To do
Using the listing below, output only the lines from the one that contains "Reproduce this chart with matplotlib." through the one that contains "plt.rcParams['font.family'] = ['Liberation", inclusive, exactly as given and without images.

-- START OF Input records --

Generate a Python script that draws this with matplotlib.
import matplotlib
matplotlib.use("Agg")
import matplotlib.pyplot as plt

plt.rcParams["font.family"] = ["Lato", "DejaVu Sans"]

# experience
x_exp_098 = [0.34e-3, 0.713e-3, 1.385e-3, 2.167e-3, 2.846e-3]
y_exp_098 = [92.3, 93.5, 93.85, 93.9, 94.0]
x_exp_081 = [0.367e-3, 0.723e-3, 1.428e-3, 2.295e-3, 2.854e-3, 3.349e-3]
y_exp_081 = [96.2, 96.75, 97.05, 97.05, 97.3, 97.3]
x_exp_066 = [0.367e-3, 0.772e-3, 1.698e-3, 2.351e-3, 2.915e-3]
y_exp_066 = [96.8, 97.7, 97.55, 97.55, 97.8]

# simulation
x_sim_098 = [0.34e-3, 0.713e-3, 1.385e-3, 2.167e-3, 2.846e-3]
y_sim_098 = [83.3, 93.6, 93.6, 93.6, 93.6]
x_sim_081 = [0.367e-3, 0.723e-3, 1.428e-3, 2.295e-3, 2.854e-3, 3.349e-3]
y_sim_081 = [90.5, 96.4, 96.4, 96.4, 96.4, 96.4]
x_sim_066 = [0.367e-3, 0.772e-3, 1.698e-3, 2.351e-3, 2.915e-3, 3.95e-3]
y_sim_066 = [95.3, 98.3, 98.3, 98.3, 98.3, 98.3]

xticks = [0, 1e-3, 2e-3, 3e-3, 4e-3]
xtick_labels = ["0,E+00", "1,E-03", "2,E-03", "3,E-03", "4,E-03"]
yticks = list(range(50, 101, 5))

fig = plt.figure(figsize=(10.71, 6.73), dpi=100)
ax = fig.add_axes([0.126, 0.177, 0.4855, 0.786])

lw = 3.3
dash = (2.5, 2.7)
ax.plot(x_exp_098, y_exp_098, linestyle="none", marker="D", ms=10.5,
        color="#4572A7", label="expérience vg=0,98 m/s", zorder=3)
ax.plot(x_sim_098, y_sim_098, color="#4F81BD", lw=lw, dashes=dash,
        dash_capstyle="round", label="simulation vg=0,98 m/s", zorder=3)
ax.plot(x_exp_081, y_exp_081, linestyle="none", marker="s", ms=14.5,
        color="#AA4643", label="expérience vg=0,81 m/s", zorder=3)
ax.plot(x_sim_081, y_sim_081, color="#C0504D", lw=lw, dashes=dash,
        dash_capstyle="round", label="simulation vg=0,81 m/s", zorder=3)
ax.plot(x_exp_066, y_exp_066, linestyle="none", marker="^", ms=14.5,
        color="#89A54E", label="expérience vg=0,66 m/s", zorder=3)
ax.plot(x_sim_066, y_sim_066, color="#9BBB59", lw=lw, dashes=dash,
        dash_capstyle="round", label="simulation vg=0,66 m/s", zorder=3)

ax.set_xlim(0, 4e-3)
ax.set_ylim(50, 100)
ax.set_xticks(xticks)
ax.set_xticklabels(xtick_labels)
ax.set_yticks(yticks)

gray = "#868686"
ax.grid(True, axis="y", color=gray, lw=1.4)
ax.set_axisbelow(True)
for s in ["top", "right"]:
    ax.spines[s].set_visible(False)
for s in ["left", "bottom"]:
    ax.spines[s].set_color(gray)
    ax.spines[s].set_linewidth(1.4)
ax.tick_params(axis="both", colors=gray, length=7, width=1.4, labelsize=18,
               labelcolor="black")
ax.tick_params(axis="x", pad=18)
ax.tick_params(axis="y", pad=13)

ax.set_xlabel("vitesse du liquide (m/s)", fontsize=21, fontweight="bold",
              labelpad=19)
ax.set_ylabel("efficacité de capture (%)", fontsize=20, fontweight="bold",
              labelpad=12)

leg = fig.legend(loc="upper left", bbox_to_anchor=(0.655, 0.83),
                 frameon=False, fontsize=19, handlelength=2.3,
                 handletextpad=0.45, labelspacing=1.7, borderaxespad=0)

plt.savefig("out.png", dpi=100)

-- END OF Input records --
-- START OF Input records --

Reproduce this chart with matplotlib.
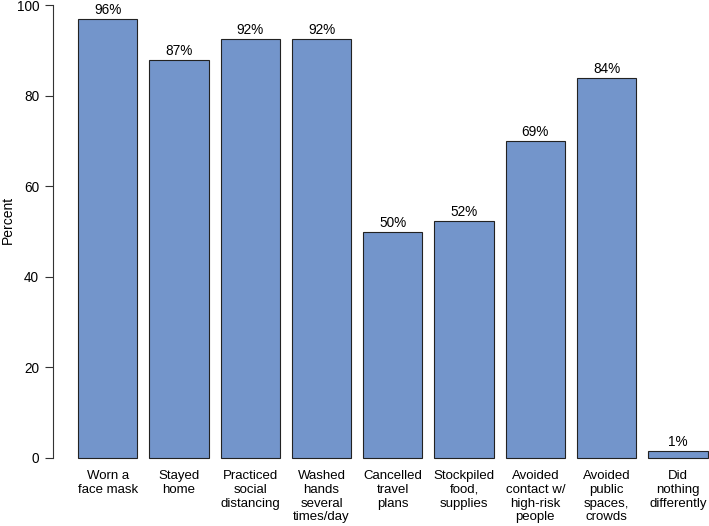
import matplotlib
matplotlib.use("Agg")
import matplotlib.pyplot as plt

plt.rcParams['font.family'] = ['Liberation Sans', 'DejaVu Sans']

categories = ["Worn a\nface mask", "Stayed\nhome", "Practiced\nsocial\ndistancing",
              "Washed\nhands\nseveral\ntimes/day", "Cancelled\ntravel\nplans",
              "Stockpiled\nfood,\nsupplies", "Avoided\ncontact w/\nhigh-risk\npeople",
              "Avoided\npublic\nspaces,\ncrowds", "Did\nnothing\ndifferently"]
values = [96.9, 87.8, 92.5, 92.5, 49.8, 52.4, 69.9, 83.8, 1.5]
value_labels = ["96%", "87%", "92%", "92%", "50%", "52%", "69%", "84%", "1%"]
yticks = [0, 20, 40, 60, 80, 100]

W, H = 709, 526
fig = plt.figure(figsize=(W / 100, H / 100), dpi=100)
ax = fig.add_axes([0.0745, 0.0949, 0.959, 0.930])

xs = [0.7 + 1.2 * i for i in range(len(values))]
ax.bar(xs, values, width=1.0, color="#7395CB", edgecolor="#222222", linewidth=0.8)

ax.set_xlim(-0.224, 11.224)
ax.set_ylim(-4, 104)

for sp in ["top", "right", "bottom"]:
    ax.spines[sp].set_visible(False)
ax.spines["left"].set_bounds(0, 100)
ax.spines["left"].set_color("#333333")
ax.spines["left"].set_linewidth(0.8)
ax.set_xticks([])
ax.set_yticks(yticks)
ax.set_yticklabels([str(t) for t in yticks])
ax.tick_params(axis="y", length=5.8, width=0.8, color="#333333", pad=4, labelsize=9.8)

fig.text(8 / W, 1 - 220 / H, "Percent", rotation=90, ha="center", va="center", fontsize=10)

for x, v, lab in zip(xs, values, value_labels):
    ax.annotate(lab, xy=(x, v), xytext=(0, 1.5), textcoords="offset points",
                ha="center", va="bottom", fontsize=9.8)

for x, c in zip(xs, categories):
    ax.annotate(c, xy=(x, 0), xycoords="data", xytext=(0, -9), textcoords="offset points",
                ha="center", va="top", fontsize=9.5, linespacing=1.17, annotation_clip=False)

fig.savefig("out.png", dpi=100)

-- END OF Input records --
-- START OF Input records --

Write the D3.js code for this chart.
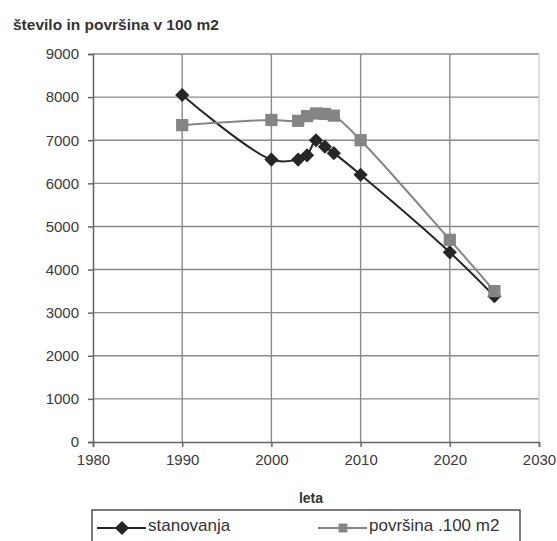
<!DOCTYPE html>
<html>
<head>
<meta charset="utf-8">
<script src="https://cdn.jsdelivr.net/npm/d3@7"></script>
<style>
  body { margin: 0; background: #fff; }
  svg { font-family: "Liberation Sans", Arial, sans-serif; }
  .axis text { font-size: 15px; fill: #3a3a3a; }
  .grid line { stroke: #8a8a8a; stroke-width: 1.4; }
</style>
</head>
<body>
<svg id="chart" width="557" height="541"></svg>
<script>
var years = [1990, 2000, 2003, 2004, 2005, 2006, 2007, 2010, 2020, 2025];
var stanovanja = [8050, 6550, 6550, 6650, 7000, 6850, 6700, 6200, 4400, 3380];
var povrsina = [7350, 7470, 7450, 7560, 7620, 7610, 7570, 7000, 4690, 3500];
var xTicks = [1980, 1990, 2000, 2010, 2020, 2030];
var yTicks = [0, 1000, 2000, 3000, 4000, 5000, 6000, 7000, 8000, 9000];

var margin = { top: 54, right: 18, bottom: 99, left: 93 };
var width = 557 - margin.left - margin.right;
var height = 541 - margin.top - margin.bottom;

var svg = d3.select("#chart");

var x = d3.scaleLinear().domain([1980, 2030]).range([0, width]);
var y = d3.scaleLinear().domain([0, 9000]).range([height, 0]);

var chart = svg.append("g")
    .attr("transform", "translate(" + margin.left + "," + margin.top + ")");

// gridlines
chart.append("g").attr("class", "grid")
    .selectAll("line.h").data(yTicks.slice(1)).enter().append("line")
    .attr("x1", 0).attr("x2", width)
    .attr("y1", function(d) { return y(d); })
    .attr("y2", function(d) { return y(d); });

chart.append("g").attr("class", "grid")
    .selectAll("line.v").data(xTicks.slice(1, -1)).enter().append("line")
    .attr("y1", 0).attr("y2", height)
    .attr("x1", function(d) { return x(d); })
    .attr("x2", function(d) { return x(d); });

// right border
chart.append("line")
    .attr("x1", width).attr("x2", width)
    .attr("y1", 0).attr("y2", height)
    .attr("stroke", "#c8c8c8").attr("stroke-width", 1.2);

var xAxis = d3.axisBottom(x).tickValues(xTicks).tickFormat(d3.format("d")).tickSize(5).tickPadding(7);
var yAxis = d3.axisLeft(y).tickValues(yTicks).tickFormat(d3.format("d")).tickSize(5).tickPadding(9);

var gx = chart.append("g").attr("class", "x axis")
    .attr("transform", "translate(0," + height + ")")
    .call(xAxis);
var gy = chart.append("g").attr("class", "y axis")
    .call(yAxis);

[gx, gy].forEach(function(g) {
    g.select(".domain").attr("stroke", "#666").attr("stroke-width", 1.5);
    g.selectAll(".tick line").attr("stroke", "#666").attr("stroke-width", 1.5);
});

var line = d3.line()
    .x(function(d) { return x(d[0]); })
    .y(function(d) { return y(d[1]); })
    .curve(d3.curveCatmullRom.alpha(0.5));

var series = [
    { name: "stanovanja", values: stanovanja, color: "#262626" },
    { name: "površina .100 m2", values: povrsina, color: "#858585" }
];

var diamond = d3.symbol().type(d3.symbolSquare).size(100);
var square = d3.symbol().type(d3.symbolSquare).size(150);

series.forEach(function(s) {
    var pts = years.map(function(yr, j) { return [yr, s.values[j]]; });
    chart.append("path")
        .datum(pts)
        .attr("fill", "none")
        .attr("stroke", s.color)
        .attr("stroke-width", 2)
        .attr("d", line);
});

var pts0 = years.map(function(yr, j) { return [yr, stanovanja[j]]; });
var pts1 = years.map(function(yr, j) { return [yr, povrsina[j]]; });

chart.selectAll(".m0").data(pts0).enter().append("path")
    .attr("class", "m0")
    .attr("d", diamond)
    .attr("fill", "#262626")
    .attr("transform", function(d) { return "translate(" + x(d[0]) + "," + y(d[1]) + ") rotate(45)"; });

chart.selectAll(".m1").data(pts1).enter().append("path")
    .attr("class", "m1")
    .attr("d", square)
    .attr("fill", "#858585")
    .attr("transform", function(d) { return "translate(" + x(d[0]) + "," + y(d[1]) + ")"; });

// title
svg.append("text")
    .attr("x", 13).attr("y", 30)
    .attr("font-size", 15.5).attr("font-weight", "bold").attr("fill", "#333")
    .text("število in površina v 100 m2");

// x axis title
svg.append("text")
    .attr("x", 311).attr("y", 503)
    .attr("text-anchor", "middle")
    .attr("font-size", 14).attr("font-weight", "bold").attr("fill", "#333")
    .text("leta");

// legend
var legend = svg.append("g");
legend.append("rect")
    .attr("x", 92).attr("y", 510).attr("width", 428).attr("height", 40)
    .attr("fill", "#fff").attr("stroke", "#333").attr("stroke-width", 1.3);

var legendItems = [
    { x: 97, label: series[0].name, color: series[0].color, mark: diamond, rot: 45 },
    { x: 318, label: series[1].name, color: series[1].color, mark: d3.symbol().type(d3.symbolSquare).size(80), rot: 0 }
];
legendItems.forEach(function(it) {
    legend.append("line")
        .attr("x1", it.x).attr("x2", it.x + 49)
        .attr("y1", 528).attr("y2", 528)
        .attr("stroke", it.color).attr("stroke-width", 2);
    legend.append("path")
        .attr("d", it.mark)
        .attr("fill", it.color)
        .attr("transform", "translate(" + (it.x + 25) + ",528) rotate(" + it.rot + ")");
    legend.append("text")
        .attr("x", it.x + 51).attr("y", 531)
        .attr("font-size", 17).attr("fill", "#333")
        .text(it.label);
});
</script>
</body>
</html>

-- END OF Input records --

Result of this task
Reproduce this chart with matplotlib.
import matplotlib
matplotlib.use("Agg")
import matplotlib.pyplot as plt

plt.rcParams['font.family'] = ['Liberation Sans', 'DejaVu Sans']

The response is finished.